Daniel Castillo Hidalgo (Las Palmas de Gran Canaria, 1984) obtained his Ph.D in Economic History from the University of Las Palmas de Gran Canaria (2012), where he wrote a dissertation on the Evolution of the Dakar´s Port Community (1857-1957). This work is just published as: Puerto de Dakar, puerta de África Occidental. Una Historia Económica de Senegal (1857-1957), Le Canarien Ediciones, 2016. After his Ph.D., he worked for two years as adjoint researcher in the R+D project led by his PhD director, professor Dr. Miguel Suárez Bosa: "Port management models and port communities in the Atlantic (XIXth-XXth centuries) (HAR2010-17048/HIST, €30K)". Since 2014, he works as postdoctoral scholar and assistant lecturer in the University of Las Palmas de Gran Canaria. Since April 2015 he forms part of the Research Institute of Text Analysis and Applications (IATEXT-ULPGC). In October 2015 he was awarded a "Precompetitive Project Grant (5,200 euros) by the University of Las Palmas de Gran Canaria (Spain) to coordinate the project on the Suez Crisis (1956-1957) and its impact over the West African port system. He also forms part of the Research Team in the project: Global South: Ports and Economic Development (1850-2019) funded by the Spanish Ministry of Economy and Competitiveness (2016-2018).
His research agenda focuses on a deeper knowledge of the long-term comparative analysis of West African transport infrastructures (ports and railways) and how they favoured the expansion of the commercial growth but in the same way how they promoted the extension of economic inequalities in a global-scale perspective.
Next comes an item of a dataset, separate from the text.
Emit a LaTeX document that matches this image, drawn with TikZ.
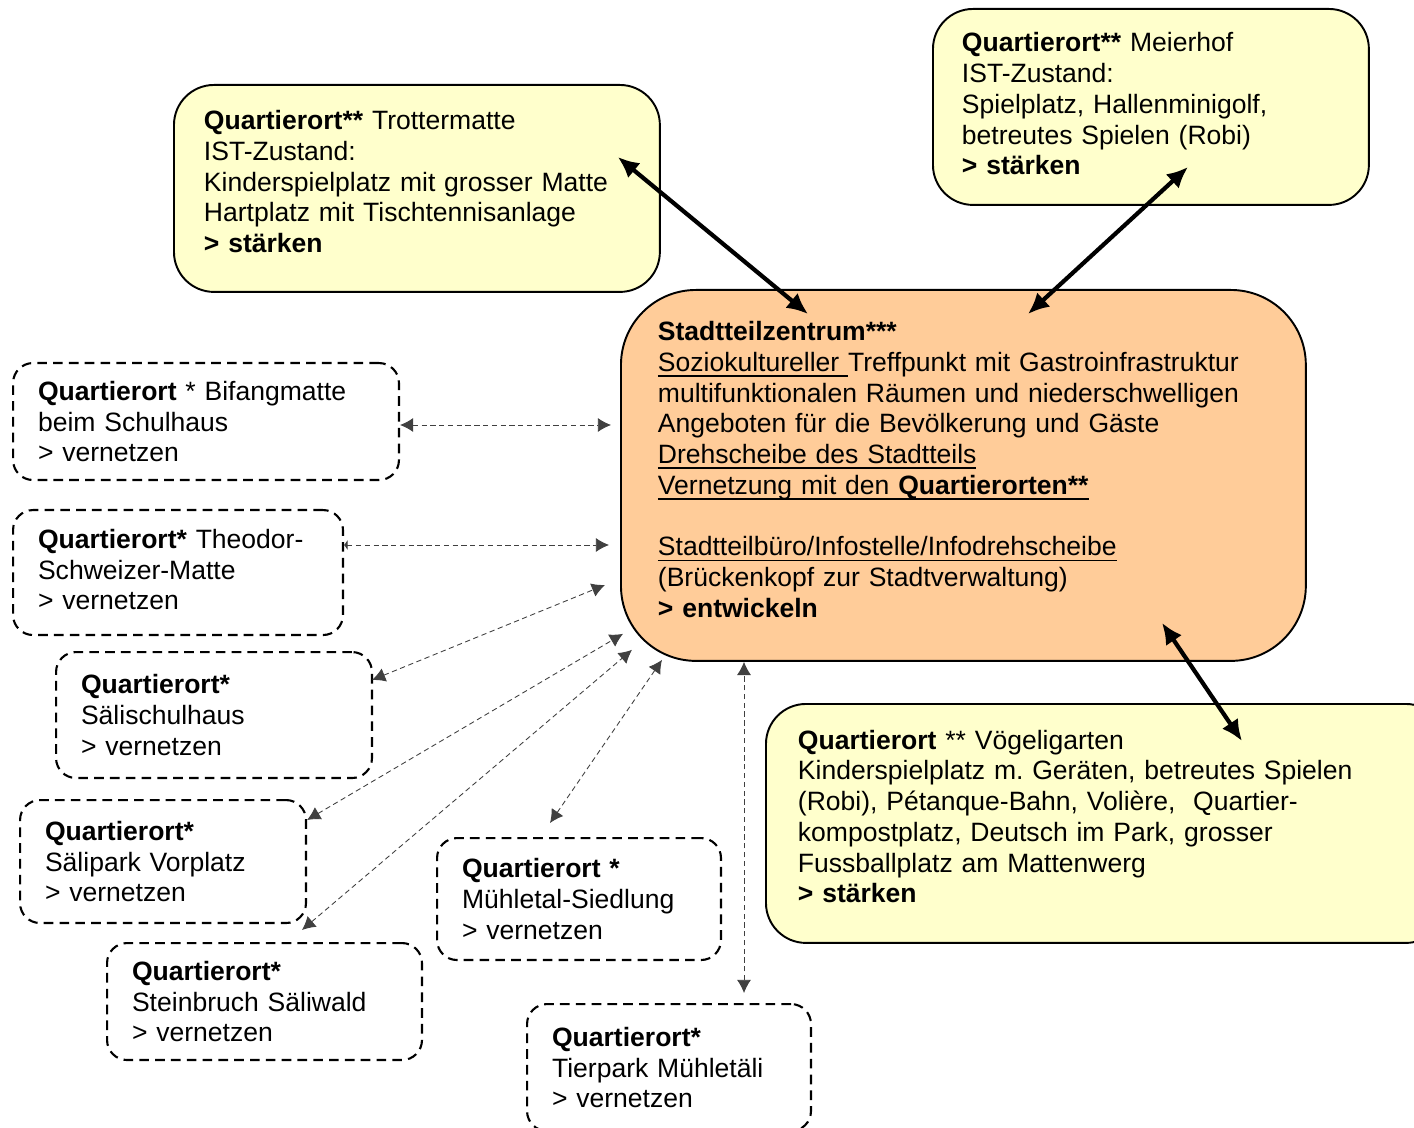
\documentclass[tikz,border=0pt]{standalone}
\usepackage{fontspec}
\setmainfont{Liberation Sans}
\usetikzlibrary{arrows.meta,calc}
\definecolor{hellgelb}{HTML}{FFFFCC}
\definecolor{pfirsich}{HTML}{FFCC99}
\newcommand{\ustr}[1]{\leavevmode\setbox0\hbox{#1}\rlap{\rule[-3.2pt]{\wd0}{1pt}}\box0}
\newcommand{\unten}[1]{\rule[-#1]{0pt}{0pt}}
\frenchspacing

\begin{document}
\begin{tikzpicture}[x=0.02cm,y=-0.02cm,
    every node/.style={font=\fontsize{15.1}{17.5}\selectfont, align=left, anchor=north west},
    stark/.style={draw, line width=1.1pt, fill=hellgelb, rounded corners=0.8cm, inner xsep=0.6cm},
    ort/.style={draw, line width=1.2pt, dash pattern=on 5.5pt off 3.5pt, rounded corners=0.4cm, inner xsep=0.5cm},
    link/.style={line width=0.5pt, dash pattern=on 3pt off 2pt, black!75, {Latex[length=7.5pt,width=8pt]}-{Latex[length=7.5pt,width=8pt]}},
    dick/.style={line width=2.4pt, {Latex[length=12pt,width=11pt]}-{Latex[length=12pt,width=11pt]}}]
    \path[use as bounding box, clip] (0,0) rectangle (1414,1128);

    % Stadtteilzentrum
    \node[draw, line width=1.1pt, fill=pfirsich, rounded corners=1.5cm, inner xsep=0.74cm,
          minimum width=13.7cm, minimum height=7.42cm, text width=12.22cm] (zentrum) at (620,289)
        {\textbf{Stadtteilzentrum***}\\
         \ustr{Soziokultureller }Treffpunkt mit Gastroinfrastruktur\\
         multifunktionalen Räumen und niederschwelligen\\
         Angeboten für die Bevölkerung und Gäste\\
         \ustr{Drehscheibe des Stadtteils}\\
         \ustr{Vernetzung mit den \textbf{Quartierorten**}}\\
         ~\\
         \ustr{Stadtteilbüro/Infostelle/Infodrehscheibe}\\
         (Brückenkopf zur Stadtverwaltung)\\
         \textbf{> entwickeln}\unten{7pt}};

    % Quartierorte ** (staerken)
    \node[stark, minimum width=9.72cm, minimum height=4.14cm, text width=8.52cm] (trott) at (173,84)
        {\textbf{Quartierort**} Trottermatte\\IST-Zustand:\\Kinderspielplatz mit grosser Matte\\
         Hartplatz mit Tischtennisanlage\\\textbf{> stärken}\unten{8pt}};
    \node[stark, inner xsep=0.58cm, minimum width=8.72cm, minimum height=3.92cm, text width=7.56cm] (meier) at (932,8)
        {\textbf{Quartierort**} Meierhof\\IST-Zustand:\\Spielplatz, Hallenminigolf,\\
         betreutes Spielen (Robi)\\\textbf{> stärken}\unten{3.5pt}};
    \node[stark, inner xsep=0.64cm, minimum width=13.6cm, minimum height=4.78cm, text width=12.32cm] (voegeli) at (765,703)
        {\textbf{Quartierort} ** Vögeligarten\\Kinderspielplatz m. Geräten, betreutes Spielen\\
         (Robi), Pétanque-Bahn, Volière, \ Quartier-\\kompostplatz, Deutsch im Park, grosser\\
         Fussballplatz am Mattenwerg\\\textbf{> stärken}\unten{8pt}};

    % Quartierorte * (vernetzen)
    \node[ort, minimum width=7.72cm, minimum height=2.34cm, text width=6.72cm] (bifang) at (12,362)
        {\textbf{Quartierort} * Bifangmatte\\beim Schulhaus\\> vernetzen};
    \node[ort, minimum width=6.6cm, minimum height=2.5cm, text width=5.6cm] (theodor) at (12,509)
        {\textbf{Quartierort*} Theodor-\\Schweizer-Matte\\> vernetzen\unten{3.5pt}};
    \node[ort, minimum width=6.32cm, minimum height=2.52cm, text width=5.32cm] (saelischul) at (55,651)
        {\textbf{Quartierort*}\\Sälischulhaus\\> vernetzen};
    \node[ort, minimum width=5.72cm, minimum height=2.46cm, text width=4.72cm] (saelipark) at (19,799)
        {\textbf{Quartierort*}\\Sälipark Vorplatz\\> vernetzen};
    \node[ort, minimum width=6.3cm, minimum height=2.34cm, text width=5.3cm] (steinbruch) at (106,942)
        {\textbf{Quartierort*}\\Steinbruch Säliwald\\> vernetzen};
    \node[ort, minimum width=5.68cm, minimum height=2.44cm, text width=4.68cm] (muehletal) at (436,837)
        {\textbf{Quartierort *}\\Mühletal-Siedlung\\> vernetzen};
    \node[ort, minimum width=5.68cm, minimum height=2.54cm, text width=4.68cm] (tierpark) at (526,1003)
        {\textbf{Quartierort*}\\Tierpark Mühletäli\\> vernetzen};

    \draw[dick] ($(trott.north east)+(-43,73)$) -- ($(zentrum.north west)+(188,25)$);
    \draw[dick] ($(meier.north west)+(256,159)$) -- ($(zentrum.north west)+(408,25)$);
    \draw[dick] ($(zentrum.south west)+(542,-39)$) -- ($(voegeli.north west)+(477,38)$);

    \draw[link] ($(bifang.north east)+(0,63)$) -- ($(zentrum.north west)+(-9,136)$);
    \draw[link, {Latex[length=2pt,width=6pt]}-{Latex[length=7.5pt,width=8pt]}]
        ($(theodor.north east)+(0,36)$) -- ($(zentrum.north west)+(-11,256)$);
    \draw[link] ($(saelischul.north east)+(-1,29)$) -- ($(zentrum.north west)+(-15,296)$);
    \draw[link] ($(saelipark.north east)+(0,21)$) -- ($(zentrum.south west)+(3,-28)$);
    \draw[link] ($(steinbruch.north west)+(196,-12)$) -- ($(zentrum.south west)+(12,-12)$);
    \draw[link] ($(muehletal.north west)+(114,-14)$) -- ($(zentrum.south west)+(42,-2)$);
    \draw[link] ($(tierpark.north west)+(218,-10)$) -- ($(zentrum.south west)+(124,0)$);
\end{tikzpicture}
\end{document}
His work is based on an evolutionary perspective of the historical processes (path-dependence) in which he aims to link the distinctive fields of economic and social history, imperial and colonial history, port economics and institutional economics.
Castillo forms part of the Groupement d´Intéret Scientifique d´Histoire Maritime et Sciences de la Mer (France-CNRS), La Gobernanza de los Puertos Atlánticos (Spain-UNED) (where he is nominated as Secretary since october 2016) and collaborates with the Commodities of Empire Research Project (UK-Open University) and the African Economic History Network (Wageningen University).